- _Objective_
Leave the pictures out and write out exactly the lines from the top of the entries through the line containing "(src) at (20,197)".

- _Available records_
......

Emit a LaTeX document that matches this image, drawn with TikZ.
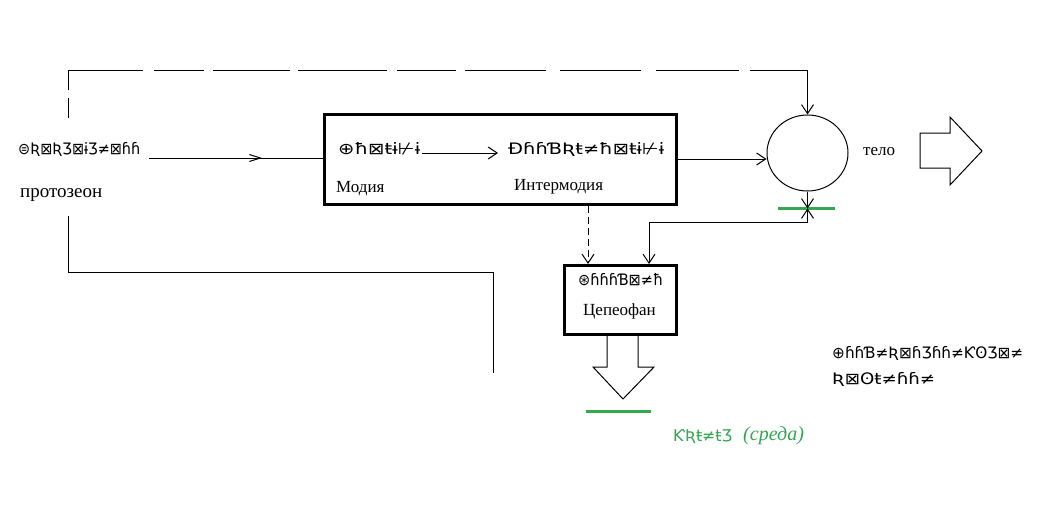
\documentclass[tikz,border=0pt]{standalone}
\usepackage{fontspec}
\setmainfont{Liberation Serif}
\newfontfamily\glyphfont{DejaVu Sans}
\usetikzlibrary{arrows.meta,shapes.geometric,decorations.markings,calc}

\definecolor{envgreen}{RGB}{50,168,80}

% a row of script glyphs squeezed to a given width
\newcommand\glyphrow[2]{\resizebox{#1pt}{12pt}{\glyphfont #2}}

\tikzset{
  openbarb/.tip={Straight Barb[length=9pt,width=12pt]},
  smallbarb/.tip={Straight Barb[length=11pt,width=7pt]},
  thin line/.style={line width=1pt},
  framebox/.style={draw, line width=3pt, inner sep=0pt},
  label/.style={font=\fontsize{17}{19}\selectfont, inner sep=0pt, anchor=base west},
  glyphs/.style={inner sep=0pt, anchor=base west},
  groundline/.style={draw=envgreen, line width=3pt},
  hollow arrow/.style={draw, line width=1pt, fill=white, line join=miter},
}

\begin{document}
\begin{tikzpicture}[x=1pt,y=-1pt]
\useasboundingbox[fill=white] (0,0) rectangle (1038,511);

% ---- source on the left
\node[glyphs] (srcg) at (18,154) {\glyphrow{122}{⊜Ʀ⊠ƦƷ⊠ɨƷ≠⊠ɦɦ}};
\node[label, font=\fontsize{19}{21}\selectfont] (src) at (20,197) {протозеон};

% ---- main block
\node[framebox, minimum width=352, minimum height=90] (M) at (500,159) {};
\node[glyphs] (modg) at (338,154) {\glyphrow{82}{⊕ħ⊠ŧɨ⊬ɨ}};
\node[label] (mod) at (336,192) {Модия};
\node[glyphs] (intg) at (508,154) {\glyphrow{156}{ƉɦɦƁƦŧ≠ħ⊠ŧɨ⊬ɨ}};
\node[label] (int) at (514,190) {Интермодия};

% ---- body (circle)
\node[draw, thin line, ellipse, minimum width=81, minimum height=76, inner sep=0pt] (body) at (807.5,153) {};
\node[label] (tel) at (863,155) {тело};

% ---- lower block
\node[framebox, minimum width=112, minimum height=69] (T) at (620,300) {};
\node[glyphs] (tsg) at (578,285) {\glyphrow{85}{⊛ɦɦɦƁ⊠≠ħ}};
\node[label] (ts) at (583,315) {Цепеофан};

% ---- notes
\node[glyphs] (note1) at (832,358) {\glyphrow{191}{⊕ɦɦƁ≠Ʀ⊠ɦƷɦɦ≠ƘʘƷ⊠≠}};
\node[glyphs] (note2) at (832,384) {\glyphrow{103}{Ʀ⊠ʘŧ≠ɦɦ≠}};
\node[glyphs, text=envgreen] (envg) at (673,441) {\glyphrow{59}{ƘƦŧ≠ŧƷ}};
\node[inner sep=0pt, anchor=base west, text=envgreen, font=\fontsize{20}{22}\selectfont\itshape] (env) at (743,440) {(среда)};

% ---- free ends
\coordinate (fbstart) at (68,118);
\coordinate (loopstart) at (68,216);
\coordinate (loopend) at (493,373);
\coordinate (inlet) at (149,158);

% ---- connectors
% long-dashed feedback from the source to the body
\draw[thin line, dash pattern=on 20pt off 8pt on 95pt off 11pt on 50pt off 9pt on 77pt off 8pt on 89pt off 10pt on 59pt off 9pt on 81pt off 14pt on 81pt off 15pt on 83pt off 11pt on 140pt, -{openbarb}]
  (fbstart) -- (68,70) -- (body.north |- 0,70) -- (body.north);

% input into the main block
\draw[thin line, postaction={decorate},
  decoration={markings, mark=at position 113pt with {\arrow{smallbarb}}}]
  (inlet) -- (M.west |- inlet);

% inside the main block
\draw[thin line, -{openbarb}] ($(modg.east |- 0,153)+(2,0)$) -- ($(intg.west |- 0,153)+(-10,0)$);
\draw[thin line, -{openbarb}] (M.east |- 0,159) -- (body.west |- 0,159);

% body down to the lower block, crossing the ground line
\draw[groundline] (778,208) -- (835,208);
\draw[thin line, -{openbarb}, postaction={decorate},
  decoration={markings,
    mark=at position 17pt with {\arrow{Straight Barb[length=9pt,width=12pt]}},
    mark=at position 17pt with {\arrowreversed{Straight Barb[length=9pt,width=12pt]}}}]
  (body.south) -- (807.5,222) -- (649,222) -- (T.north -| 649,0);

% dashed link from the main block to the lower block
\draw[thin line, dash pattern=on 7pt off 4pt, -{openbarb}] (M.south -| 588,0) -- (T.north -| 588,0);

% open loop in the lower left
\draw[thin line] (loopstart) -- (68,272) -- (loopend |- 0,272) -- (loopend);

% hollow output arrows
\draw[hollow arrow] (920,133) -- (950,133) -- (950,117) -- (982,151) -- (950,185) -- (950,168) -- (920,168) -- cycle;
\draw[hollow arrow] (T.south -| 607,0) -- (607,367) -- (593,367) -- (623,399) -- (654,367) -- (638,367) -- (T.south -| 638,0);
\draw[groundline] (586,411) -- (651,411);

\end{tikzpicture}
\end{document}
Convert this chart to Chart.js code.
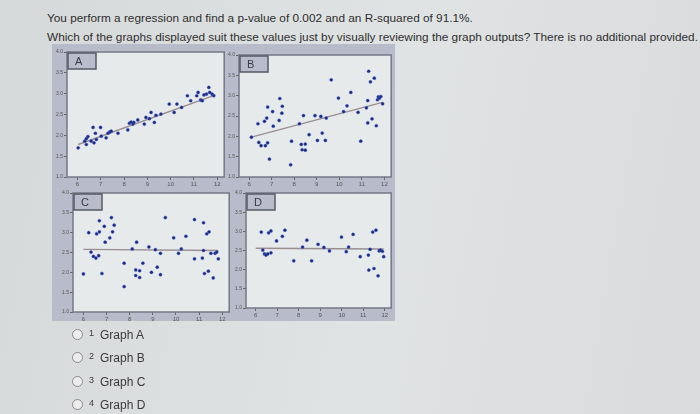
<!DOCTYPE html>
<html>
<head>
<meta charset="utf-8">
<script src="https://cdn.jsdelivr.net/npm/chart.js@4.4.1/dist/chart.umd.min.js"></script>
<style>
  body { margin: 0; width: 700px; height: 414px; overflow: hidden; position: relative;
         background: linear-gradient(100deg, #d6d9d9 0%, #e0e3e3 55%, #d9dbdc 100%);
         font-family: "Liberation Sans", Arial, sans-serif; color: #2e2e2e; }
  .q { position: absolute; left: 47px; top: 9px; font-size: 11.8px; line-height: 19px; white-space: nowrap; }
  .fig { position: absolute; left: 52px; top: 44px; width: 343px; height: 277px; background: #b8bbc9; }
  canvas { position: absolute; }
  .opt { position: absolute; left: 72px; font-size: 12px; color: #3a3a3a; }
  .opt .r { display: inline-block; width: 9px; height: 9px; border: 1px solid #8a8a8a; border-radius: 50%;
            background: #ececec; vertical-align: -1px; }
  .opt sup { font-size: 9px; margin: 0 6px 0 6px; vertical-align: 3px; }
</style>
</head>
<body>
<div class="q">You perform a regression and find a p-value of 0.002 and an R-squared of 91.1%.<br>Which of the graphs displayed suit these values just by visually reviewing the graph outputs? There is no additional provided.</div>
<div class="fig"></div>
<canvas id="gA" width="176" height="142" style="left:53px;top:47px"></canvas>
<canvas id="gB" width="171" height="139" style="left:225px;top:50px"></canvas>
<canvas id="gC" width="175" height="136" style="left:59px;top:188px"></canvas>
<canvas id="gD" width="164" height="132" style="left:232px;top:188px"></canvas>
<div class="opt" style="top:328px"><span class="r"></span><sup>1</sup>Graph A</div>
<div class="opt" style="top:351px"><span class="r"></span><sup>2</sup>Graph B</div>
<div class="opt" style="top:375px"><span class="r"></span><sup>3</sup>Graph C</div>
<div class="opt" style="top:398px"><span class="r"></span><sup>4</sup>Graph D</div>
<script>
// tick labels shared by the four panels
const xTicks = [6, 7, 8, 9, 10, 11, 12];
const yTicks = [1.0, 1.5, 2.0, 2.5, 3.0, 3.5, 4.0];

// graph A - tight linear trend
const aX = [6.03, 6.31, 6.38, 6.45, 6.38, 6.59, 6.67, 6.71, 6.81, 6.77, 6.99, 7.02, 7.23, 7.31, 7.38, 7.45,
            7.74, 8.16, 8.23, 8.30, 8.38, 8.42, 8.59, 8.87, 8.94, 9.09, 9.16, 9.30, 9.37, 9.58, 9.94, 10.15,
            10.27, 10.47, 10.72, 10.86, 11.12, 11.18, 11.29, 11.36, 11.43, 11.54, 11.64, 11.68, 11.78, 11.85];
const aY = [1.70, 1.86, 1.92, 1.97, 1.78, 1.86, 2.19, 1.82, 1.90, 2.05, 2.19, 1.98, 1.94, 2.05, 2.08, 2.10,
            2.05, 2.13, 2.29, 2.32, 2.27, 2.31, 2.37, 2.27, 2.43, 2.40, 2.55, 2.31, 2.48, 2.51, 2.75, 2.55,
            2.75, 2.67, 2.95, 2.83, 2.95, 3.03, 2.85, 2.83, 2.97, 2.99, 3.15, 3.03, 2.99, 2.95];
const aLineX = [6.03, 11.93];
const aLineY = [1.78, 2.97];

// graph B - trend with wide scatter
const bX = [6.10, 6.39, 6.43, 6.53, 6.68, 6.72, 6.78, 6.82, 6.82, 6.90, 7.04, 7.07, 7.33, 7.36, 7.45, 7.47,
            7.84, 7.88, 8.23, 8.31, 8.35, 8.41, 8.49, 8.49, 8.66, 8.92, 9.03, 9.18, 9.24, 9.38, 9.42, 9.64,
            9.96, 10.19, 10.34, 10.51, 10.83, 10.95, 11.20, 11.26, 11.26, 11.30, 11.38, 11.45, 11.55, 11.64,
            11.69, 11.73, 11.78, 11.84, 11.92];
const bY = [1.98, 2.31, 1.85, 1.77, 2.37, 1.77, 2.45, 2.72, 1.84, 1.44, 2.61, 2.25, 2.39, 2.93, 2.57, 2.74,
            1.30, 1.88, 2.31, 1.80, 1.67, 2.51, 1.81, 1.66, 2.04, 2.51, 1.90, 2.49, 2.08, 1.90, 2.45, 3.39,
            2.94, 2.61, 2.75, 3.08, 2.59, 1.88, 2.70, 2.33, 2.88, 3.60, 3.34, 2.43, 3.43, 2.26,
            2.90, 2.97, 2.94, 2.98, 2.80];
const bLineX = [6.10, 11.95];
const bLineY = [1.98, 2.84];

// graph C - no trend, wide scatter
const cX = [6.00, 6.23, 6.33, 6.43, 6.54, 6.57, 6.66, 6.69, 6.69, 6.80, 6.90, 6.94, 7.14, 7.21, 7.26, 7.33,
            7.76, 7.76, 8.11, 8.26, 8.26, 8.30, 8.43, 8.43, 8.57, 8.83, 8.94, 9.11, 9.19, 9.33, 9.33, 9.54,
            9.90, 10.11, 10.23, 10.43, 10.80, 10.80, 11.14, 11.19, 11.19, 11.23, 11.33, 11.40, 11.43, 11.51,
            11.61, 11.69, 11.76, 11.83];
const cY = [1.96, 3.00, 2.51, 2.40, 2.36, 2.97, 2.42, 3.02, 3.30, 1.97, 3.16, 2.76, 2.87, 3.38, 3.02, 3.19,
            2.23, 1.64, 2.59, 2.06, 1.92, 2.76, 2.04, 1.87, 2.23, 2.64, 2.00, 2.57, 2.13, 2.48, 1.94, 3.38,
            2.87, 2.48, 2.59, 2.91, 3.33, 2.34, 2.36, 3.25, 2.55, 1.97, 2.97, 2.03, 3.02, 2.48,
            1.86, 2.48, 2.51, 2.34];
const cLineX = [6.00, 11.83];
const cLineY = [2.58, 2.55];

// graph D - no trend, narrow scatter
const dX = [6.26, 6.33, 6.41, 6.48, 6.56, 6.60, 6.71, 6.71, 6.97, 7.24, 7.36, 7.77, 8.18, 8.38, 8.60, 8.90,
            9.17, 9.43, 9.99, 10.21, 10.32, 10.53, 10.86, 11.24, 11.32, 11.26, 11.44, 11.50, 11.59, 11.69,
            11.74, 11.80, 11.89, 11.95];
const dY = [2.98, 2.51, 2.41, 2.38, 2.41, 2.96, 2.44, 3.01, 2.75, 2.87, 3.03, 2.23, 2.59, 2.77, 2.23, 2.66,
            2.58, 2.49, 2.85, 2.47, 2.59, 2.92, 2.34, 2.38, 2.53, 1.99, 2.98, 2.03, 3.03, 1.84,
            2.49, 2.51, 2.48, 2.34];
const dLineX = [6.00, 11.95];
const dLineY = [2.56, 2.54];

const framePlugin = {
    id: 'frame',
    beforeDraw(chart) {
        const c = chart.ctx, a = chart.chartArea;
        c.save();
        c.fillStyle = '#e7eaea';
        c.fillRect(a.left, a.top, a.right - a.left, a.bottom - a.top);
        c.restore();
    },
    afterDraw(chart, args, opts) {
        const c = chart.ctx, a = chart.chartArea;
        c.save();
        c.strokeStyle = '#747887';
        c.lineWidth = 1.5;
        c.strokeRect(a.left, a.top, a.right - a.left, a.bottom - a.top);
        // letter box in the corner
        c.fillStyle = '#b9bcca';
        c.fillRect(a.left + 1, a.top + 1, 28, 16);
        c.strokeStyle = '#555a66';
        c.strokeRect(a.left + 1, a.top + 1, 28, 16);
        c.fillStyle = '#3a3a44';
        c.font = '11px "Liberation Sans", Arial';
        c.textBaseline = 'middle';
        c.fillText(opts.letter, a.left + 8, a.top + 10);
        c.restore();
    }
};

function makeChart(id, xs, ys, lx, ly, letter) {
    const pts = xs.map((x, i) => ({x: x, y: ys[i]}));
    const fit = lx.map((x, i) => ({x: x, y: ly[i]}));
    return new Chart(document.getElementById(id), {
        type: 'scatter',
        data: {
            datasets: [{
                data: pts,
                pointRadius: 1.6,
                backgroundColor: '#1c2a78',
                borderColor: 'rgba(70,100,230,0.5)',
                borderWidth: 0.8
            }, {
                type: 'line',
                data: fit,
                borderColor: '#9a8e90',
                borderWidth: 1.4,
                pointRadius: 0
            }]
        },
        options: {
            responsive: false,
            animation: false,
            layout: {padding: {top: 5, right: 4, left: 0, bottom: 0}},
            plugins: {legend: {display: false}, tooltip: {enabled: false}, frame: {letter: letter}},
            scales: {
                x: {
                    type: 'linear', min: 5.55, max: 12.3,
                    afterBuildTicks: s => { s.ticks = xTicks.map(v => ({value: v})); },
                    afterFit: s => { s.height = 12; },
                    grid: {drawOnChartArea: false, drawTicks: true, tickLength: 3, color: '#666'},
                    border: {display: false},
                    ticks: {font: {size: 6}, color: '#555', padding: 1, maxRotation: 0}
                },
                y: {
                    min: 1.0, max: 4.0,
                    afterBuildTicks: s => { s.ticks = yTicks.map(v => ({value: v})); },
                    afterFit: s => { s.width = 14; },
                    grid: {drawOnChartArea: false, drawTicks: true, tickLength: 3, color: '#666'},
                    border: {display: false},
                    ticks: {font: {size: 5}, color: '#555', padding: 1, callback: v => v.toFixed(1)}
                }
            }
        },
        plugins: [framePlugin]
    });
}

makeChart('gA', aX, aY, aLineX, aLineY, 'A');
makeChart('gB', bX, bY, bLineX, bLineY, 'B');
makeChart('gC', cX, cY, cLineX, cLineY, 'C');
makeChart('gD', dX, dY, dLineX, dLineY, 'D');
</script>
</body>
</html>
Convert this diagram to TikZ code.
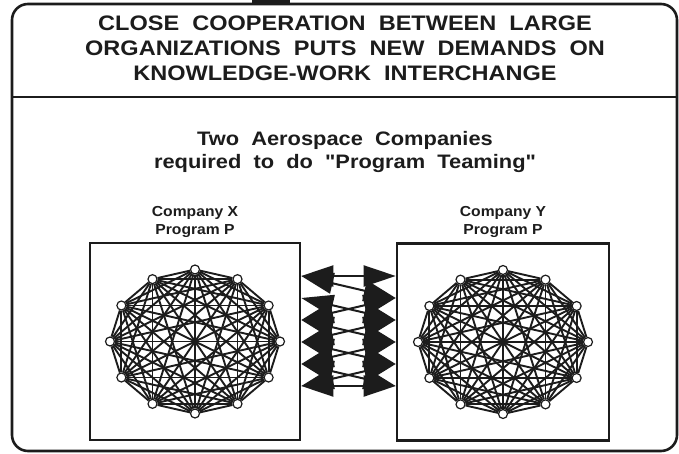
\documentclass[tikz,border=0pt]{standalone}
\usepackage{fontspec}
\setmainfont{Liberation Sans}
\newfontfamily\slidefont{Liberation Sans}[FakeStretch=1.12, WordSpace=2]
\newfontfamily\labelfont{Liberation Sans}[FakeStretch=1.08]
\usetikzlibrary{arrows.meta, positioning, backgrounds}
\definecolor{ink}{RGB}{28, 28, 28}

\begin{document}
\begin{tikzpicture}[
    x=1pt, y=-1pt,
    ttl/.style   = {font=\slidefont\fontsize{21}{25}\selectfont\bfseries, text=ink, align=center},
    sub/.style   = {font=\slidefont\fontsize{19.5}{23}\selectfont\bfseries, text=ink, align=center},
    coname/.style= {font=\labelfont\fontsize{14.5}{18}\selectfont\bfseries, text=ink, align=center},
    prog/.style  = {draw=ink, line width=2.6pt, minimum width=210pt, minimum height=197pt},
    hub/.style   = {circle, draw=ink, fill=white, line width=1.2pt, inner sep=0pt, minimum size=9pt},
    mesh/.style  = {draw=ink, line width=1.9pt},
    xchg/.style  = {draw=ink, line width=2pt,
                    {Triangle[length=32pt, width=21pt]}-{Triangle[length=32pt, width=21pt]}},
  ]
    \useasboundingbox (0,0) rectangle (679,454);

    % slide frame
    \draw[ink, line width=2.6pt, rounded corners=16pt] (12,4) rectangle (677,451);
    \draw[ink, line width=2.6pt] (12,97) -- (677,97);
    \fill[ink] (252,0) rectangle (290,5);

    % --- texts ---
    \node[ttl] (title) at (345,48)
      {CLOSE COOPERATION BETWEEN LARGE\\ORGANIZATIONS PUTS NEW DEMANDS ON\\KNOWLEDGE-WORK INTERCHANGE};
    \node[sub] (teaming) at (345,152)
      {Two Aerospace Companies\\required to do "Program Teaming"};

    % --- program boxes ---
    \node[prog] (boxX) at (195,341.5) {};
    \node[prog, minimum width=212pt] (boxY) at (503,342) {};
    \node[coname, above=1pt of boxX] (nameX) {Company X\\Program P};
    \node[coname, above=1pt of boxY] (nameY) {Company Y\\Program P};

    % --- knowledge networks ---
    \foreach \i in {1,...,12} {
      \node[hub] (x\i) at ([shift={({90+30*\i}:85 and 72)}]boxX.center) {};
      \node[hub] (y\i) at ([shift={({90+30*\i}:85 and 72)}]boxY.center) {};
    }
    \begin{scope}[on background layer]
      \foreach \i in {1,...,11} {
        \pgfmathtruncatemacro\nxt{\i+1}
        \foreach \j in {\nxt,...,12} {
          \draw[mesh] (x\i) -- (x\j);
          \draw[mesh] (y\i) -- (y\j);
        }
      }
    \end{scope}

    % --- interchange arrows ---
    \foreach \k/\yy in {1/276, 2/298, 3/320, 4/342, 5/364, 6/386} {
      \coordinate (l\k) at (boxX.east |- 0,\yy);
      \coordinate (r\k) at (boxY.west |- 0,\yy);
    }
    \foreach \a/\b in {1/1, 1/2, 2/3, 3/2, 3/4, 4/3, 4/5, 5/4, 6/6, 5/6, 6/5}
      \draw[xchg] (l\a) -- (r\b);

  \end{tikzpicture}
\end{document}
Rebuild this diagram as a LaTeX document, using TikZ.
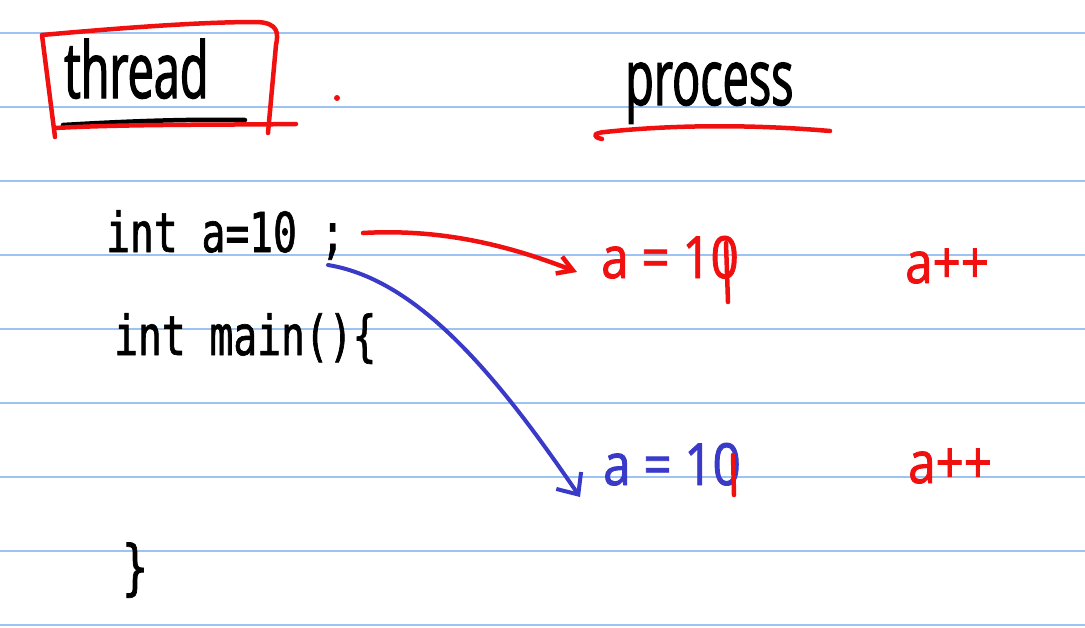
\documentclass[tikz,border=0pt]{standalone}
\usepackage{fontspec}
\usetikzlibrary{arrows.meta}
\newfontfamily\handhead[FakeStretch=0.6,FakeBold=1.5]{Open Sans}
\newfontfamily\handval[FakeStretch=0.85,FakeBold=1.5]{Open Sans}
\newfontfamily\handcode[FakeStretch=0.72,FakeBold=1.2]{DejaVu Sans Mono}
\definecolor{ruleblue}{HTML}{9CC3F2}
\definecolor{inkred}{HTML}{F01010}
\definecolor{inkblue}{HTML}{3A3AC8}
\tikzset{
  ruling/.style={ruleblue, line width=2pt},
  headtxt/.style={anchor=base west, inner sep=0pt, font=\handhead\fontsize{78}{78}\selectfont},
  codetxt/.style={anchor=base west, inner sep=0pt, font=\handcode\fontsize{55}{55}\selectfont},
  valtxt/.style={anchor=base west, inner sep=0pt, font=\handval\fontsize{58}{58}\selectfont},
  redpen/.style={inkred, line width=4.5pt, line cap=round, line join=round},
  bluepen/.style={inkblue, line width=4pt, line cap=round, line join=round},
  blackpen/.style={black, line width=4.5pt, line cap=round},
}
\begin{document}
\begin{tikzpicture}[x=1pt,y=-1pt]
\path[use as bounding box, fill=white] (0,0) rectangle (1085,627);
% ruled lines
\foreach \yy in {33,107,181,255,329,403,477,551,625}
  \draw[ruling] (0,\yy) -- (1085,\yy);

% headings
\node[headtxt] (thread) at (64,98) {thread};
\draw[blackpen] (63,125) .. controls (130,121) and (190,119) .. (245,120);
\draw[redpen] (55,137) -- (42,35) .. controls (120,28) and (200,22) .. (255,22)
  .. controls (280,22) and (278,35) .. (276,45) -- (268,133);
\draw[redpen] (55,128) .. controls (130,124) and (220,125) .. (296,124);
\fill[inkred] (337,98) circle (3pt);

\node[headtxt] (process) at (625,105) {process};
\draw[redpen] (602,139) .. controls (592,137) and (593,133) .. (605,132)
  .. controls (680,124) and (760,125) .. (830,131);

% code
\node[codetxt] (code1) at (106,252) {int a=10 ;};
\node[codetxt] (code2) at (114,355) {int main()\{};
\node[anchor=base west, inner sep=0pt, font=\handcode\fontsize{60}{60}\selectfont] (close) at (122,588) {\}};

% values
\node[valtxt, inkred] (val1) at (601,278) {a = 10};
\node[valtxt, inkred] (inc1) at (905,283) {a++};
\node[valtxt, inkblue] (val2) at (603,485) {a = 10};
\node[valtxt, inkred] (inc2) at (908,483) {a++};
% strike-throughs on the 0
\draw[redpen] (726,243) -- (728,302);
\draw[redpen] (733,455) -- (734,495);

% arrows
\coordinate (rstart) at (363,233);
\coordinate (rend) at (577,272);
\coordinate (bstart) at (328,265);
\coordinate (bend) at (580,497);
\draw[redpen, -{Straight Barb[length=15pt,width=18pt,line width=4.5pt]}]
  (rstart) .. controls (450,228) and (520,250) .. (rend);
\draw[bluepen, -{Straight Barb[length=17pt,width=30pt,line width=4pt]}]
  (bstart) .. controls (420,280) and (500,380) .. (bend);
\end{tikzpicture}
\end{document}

......

- _Exercise answer_
Emit a LaTeX document that matches this image, drawn with TikZ.
\documentclass[tikz,border=0pt]{standalone}
\usepackage{fontspec}
\setmainfont{Liberation Serif}
\newfontfamily\glyphfont{DejaVu Sans}
\usetikzlibrary{arrows.meta,shapes.geometric,decorations.markings,calc}

\definecolor{envgreen}{RGB}{50,168,80}

% a row of script glyphs squeezed to a given width
\newcommand\glyphrow[2]{\resizebox{#1pt}{12pt}{\glyphfont #2}}

\tikzset{
  openbarb/.tip={Straight Barb[length=9pt,width=12pt]},
  smallbarb/.tip={Straight Barb[length=11pt,width=7pt]},
  thin line/.style={line width=1pt},
  framebox/.style={draw, line width=3pt, inner sep=0pt},
  label/.style={font=\fontsize{17}{19}\selectfont, inner sep=0pt, anchor=base west},
  glyphs/.style={inner sep=0pt, anchor=base west},
  groundline/.style={draw=envgreen, line width=3pt},
  hollow arrow/.style={draw, line width=1pt, fill=white, line join=miter},
}

\begin{document}
\begin{tikzpicture}[x=1pt,y=-1pt]
\useasboundingbox[fill=white] (0,0) rectangle (1038,511);

% ---- source on the left
\node[glyphs] (srcg) at (18,154) {\glyphrow{122}{⊜Ʀ⊠ƦƷ⊠ɨƷ≠⊠ɦɦ}};
\node[label, font=\fontsize{19}{21}\selectfont] (src) at (20,197) {протозеон};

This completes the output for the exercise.